• [Work instructions]
Print again only this span: the line with "Recreate this image", the line with "ax.set_ylim(0, 100)", and all lines between them, exactly as given.

Entries with chart source code

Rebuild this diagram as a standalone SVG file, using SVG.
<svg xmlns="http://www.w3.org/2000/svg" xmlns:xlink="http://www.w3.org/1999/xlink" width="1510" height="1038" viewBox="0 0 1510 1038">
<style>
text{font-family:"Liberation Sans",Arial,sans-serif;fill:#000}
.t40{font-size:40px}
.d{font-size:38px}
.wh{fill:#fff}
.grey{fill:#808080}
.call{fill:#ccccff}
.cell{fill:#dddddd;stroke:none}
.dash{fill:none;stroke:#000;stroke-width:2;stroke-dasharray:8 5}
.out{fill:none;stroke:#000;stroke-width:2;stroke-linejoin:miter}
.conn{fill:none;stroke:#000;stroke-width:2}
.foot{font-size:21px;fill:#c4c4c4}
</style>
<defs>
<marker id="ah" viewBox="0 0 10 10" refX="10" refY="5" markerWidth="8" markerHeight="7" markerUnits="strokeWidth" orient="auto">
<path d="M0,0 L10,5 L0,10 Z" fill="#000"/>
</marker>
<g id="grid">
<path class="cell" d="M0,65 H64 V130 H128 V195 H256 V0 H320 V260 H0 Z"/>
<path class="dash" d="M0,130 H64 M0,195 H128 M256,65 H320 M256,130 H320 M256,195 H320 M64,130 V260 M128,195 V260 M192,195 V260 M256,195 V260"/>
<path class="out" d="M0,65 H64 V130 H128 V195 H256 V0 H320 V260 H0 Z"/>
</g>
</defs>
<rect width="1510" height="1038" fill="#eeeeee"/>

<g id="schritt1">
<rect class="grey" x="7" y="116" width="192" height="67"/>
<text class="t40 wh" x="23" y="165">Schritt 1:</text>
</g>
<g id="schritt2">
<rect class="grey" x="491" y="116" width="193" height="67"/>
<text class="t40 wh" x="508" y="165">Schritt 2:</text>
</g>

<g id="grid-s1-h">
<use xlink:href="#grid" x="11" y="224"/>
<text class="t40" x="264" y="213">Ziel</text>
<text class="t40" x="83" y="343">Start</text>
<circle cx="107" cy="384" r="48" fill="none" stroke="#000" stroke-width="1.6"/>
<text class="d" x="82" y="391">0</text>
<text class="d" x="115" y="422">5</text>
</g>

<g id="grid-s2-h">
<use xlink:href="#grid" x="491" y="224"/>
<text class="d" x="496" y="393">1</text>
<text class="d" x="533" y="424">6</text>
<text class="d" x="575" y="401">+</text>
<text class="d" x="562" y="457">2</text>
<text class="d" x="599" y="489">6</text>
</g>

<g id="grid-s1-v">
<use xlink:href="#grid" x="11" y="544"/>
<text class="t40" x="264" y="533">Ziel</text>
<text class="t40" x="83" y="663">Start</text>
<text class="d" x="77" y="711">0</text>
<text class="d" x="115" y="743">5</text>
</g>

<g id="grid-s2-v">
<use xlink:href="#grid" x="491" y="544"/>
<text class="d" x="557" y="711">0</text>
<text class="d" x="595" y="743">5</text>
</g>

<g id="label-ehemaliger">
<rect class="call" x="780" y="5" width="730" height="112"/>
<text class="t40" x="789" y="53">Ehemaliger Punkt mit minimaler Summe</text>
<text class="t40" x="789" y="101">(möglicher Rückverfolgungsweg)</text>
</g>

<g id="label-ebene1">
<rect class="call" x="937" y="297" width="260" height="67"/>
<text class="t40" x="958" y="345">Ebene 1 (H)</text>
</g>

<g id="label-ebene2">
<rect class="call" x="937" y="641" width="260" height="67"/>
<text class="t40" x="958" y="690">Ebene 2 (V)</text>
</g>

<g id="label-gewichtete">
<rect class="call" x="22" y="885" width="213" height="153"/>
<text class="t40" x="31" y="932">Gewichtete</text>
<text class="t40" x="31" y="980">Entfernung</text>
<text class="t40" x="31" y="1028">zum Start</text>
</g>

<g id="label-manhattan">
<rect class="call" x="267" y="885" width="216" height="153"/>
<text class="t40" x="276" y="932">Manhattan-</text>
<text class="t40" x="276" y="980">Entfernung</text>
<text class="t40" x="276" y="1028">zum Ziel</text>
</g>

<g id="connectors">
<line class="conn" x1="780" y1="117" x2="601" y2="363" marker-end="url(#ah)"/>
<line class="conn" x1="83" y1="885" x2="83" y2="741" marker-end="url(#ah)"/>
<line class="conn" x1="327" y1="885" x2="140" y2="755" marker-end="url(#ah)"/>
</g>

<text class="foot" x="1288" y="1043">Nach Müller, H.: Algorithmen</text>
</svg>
---
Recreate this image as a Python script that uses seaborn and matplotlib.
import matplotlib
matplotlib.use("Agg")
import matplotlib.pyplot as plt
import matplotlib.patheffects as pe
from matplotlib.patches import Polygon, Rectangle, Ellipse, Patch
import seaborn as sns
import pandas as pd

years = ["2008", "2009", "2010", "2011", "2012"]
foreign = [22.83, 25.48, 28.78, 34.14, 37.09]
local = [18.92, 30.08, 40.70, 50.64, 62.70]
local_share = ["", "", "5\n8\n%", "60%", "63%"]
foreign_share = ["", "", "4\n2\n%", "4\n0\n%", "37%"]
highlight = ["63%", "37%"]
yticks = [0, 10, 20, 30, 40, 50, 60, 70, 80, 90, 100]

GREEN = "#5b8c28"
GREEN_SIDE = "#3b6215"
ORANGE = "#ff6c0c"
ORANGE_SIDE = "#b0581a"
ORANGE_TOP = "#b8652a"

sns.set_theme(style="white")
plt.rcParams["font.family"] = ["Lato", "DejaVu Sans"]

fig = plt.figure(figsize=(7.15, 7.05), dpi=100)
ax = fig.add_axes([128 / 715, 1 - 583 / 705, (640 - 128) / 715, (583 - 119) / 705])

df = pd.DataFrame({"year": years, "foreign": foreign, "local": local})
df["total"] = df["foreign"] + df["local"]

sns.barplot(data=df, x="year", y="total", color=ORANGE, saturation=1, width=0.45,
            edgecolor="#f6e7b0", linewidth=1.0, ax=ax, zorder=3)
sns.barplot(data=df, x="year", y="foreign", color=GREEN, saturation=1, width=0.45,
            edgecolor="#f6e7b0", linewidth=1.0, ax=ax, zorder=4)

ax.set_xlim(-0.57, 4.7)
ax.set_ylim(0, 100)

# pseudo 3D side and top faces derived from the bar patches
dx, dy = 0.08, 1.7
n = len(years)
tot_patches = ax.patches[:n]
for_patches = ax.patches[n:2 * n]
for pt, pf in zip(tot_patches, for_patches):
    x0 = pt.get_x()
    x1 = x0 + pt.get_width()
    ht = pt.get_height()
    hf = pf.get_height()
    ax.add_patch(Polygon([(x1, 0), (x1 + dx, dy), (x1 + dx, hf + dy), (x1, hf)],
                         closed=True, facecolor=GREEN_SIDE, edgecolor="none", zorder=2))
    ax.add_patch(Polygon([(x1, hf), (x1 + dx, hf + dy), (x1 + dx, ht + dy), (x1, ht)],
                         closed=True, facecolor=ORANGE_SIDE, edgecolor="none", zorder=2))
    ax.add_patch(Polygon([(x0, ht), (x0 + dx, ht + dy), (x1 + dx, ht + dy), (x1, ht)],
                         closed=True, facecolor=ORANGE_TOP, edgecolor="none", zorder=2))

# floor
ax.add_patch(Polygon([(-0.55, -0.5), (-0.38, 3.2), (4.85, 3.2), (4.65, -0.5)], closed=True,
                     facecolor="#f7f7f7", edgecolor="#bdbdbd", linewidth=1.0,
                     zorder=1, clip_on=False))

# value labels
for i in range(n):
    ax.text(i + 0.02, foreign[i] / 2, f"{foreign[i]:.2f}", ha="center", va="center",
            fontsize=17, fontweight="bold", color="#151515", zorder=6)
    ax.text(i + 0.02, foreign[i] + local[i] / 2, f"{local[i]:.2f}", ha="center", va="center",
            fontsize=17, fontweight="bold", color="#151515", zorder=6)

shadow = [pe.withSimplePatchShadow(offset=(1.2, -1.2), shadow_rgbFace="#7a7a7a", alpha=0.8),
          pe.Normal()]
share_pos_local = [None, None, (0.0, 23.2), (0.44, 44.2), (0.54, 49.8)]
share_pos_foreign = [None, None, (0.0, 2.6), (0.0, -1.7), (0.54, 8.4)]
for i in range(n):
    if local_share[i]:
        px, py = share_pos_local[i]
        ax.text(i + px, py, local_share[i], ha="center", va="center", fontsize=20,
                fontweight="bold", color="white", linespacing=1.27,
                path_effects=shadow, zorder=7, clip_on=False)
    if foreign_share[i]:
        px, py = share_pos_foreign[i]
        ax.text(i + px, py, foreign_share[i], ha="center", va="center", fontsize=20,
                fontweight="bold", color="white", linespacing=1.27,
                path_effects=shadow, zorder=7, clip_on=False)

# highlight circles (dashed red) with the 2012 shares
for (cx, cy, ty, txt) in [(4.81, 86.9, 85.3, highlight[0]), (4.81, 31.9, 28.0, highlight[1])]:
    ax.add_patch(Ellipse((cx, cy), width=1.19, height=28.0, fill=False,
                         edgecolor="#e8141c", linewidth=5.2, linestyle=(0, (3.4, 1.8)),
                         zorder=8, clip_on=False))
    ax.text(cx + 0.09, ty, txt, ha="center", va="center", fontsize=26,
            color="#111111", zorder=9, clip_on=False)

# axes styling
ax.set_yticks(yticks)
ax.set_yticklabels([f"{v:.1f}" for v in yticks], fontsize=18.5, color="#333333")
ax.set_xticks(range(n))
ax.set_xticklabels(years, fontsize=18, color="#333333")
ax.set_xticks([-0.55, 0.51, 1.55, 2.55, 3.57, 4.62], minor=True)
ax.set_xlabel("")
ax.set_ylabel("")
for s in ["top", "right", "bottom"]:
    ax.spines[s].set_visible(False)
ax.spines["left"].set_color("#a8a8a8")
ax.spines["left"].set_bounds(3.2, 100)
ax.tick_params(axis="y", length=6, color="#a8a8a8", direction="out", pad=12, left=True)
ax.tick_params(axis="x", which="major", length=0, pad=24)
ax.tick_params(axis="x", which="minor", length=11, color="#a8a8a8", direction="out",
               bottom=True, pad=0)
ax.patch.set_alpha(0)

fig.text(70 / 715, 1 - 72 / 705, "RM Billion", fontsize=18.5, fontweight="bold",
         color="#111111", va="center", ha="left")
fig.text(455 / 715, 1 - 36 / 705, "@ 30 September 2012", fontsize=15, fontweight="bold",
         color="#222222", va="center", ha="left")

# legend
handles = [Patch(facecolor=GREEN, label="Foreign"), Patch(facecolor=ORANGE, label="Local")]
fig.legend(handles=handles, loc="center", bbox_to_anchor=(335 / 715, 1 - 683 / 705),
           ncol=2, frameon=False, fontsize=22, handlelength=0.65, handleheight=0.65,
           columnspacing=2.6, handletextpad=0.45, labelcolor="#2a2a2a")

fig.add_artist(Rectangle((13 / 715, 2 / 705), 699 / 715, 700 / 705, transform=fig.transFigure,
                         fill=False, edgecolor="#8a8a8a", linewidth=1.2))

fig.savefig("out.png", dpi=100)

• [Written solution]
Recreate this image as a Python script that uses seaborn and matplotlib.
import matplotlib
matplotlib.use("Agg")
import matplotlib.pyplot as plt
import matplotlib.patheffects as pe
from matplotlib.patches import Polygon, Rectangle, Ellipse, Patch
import seaborn as sns
import pandas as pd

years = ["2008", "2009", "2010", "2011", "2012"]
foreign = [22.83, 25.48, 28.78, 34.14, 37.09]
local = [18.92, 30.08, 40.70, 50.64, 62.70]
local_share = ["", "", "5\n8\n%", "60%", "63%"]
foreign_share = ["", "", "4\n2\n%", "4\n0\n%", "37%"]
highlight = ["63%", "37%"]
yticks = [0, 10, 20, 30, 40, 50, 60, 70, 80, 90, 100]

GREEN = "#5b8c28"
GREEN_SIDE = "#3b6215"
ORANGE = "#ff6c0c"
ORANGE_SIDE = "#b0581a"
ORANGE_TOP = "#b8652a"

sns.set_theme(style="white")
plt.rcParams["font.family"] = ["Lato", "DejaVu Sans"]

fig = plt.figure(figsize=(7.15, 7.05), dpi=100)
ax = fig.add_axes([128 / 715, 1 - 583 / 705, (640 - 128) / 715, (583 - 119) / 705])

df = pd.DataFrame({"year": years, "foreign": foreign, "local": local})
df["total"] = df["foreign"] + df["local"]

sns.barplot(data=df, x="year", y="total", color=ORANGE, saturation=1, width=0.45,
            edgecolor="#f6e7b0", linewidth=1.0, ax=ax, zorder=3)
sns.barplot(data=df, x="year", y="foreign", color=GREEN, saturation=1, width=0.45,
            edgecolor="#f6e7b0", linewidth=1.0, ax=ax, zorder=4)

ax.set_xlim(-0.57, 4.7)
ax.set_ylim(0, 100)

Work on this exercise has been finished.